Deux ans plus tard, leur pugnacité a payé : les détails juridiques sont réglés, et l’accès à l’outil de réservation de la SNCF Résarail définitivement validé.Le site capitainetrain.com peut donc naître. Il se veut simple et ergonomique, en se spécialisant dans l’achat de billets de train dans toute l’Europe, et garantit les mêmes conditions tarifaires que la SNCF (voire plus avantageuses sur certains trajets à l’étranger grâce à des partenariats noués avec d’autres compagnies ferroviaires européennes).
Daniel Beutler, ex-PDG de Deutsche Bahn France et Europe de l’ouest, et désormais DG de Capitaine Train, revient sur leur succès : « À l’époque, j’avais vu débarquer dans mon bureau trois ingénieurs en pull-over, d’une naïveté rafraîchissante. Deutsche Bahn avait déjà tenté de combiner les différents systèmes nationaux, mais c’était trop complexe. Ne venant pas de l’industrie, ils ignoraient cette complexité. Et ils l’ont fait !».

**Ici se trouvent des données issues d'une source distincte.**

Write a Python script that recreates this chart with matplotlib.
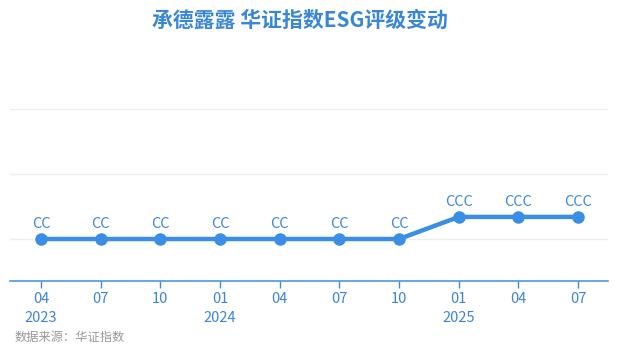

Autre point, la quantité des voyages proposés. En effet, bien que novice sur le marché de la réservation de trains en ligne, Captain train est le seul acteur du marché à proposer les offres de tous les opérateurs présents en France : la SNCF et ses filiales (Ouigo, IDTGV, IDBus), Thalys, Lyria ou encore Tello pour les lignes Paris-Venise ou Marseille-Milan.
Enfin, c’est le client qui est au cœur de la stratégie du challenger. L’expérience client est donc totalement repensée et épurée, et le SAV se révèle très réactif.
Les effets positifs de la concurrence
Bousculé par l’arrivée d’un nouveau concurrent, le leader du marché est forcé de reconsidérer l’offre de service de sa plateforme et de retravailler ses points faibles. Voyages-sncf.com investit donc lourdement sur son application : interface simplifiée pour consulter et acheter rapidement un billet de train, mémorisation des informations clients et des habitudes de voyages, affichage des informations en gare, développement du m-billet,…VSC ne prend pas la menace à la légère, et met les bouchées doubles pour conforter sa position de leader. L’interface, grandement améliorée, permet de gommer l’avantage comparatif que Captain Train avait réussi à se créer en travaillant sa solution sur les failles du géant.
Reste-t-il une chance à Captain Train de dépasser le maître, maintenant que sa promesse client [acheter son billet en 56 secondes] est mise à mal par l’application toujours plus performante de VSC ? La route est encore longue pour le détrôner, mais l’arrivée du challengeur a eu le mérite de dynamiser le secteur de la distribution dans le transport ferroviaire, et a permis une forte amélioration du service, notamment sur le mobile, où les attentes des clients sont très fortes.
Captain Train choisit un autre angle d’attaque
Aujourd’hui, les deux modèles de réservation tendent à converger, tous deux encouragés par le même profil de consommateur : exigeant, pressé, et mobile. La solution est unique : aller vers plus de simplification et du multi-canal.
En revanche, les stratégies à long terme divergent. Voyages-scnf.com bénéficie d’un ancrage historique fort (VSC a longtemps été un moteur de l’adoption d’Internet en France), et profite de son leadership notoire en France pour couvrir plus largement le marché de tourisme, comme la réservation de billets d’avion, ou encore d’hôtels. En effet, les Français ont créé un automatisme, et pensent mécaniquement à la SNCF pour la réservation de billets de train, comme ils pensent naturellement à EDF comme fournisseur d’énergie, ce qui facilite l’implantation globale et durable de VSC, en France.
Dans une autre perspective, et son changement de nom en atteste, Captain Train exprime très clairement son ambition de sortir de ses frontières françaises, pour aller conquérir l’Europe qui offre de belles perspectives de développement. Déjà implanté en Italie et en Allemagne (Captain Train couvre l’intégralité de leur marché), c’est l’Europe de l’Ouest qui est aujourd’hui l’objet de sa cible, preuve que la libéralisation de ce marché est bel est bien un enjeu européen.